De plus la "tragédie du handicap" est souvent vécue de manière bien différente qu'on soit handicapé ou valide. Beaucoup de valides voient le handicap comme un sort terrible en lui-même. À part quelques cas extrêmes, on peut être handicapé et avoir une vie sociale, sexuelle (le nombre de gens qui sont ahuris par ce détail est frappant), professionelle. Les personnes handicapées ont des enfants, des passe-temps, des passions, en bref une existence qui peut être tout aussi bien remplie que celle d'une personne valide.

Bien sûr que si tu n'es pas née avec un handicap, il te faudra du temps pour faire le deuil de ta validité, et bien sûr que tu aimerais revenir à la normale. Mais tu fais à l'occasion une découverte sur tes semblables...

Beaucoup de choses qui te sont infligées seraient faciles à éviter, handicap ou pas. Elles sont de l'ordre de la sottise pure, des obstacles qui sont placés sur ton chemin par ignorance ou discrimination. Ainsi la personne qui refuse de lire ce qu'écrit un malentendant, et décide de ne pas communiquer du tout. Ces enseignants qui face à un enfant malvoyant disent "je suis pas formé pour", mais au lieu de réclamer une formation, ils réclament la déscolarisation de l'enfant. Ces employeurs qui devant un travailleur handicapé préfèrent ne pas l'embaucher sans même se renseigner sur les quelques adaptations qu'il faudrait faire au poste de travail. Ou bien veulent l'embaucher pour les avantages fiscaux, mais refusent d'adapter le poste de travail ou les horaires.

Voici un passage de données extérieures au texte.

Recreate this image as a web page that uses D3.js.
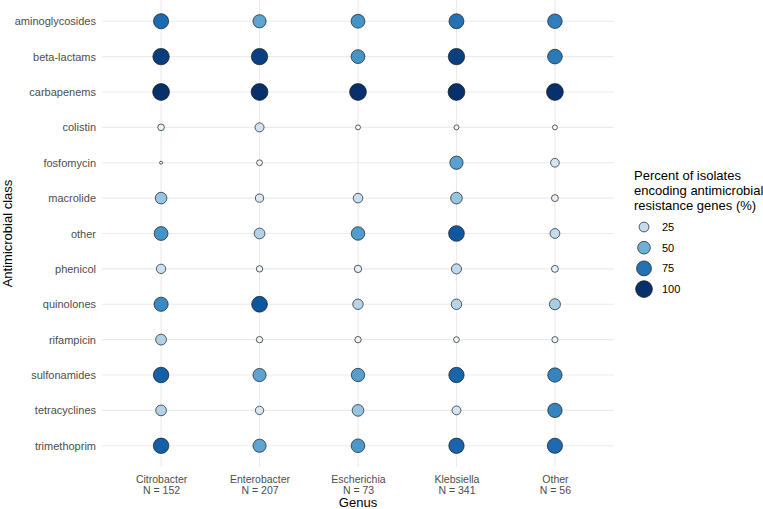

Quand ce genre de trucs t'arrive toutes les semaines, tous les jours, tu n'en veux pas à ton handicap. Tu en veux aux gens qui rendent ta vie inutilement compliquée sous prétexte que tu es handicapée. Ton handicap t'empêche de faire certaines choses par définition, mais il n'est pas responsable de la sottise des gens. Ton problème majeur, en fait, c'est la sottise des gens. Et effacer ton handicap n'effacerait pas cette sottise, et ne la rendrait pas plus supportable. Cela lui donnerait moins d'occasions de s'exprimer sans doute ! Mais une fois que tu as vu le problème, tu ne peux pas oublier son existence. Tu sais qu'il est là, et tu ne le supporte plus.

Et tu rêves d'un monde tolérant, inclusif, plus humain et plus solidaire. Pas d'un monde où le problème est caché sous le tapis.

Re: Écrire sur le handicap

Posté : lun. janv. 28, 2019 6:52 pm
par Aléa
Pareil :love:

Re: Écrire sur le handicap

Posté : lun. janv. 28, 2019 7:31 pm
par Arya
Merci de partager ces réflexions avec nous. C'est très enrichissant, ça donne à réfléchir.

Re: Écrire sur le handicap

Posté : lun. janv. 28, 2019 7:35 pm
par Aramis
Je joins ma voix aux autres pour les remerciements :love: :love: tes messages sont très enrichissants, Noctis, et pour écrire sur ces sujets, ce n'est pas toujours évident de savoir si on est sur la bonne voie ou pas.

Re: Écrire sur le handicap

Posté : lun. janv. 28, 2019 8:08 pm
par Luna K
Merci beaucoup pour ce post, je vais essayer de faire attention dans mes écrits si je veux écrire un personnage avec un handicap. Il y a des trucs que tu as dit auxquels j'avais pas pensé, donc merci.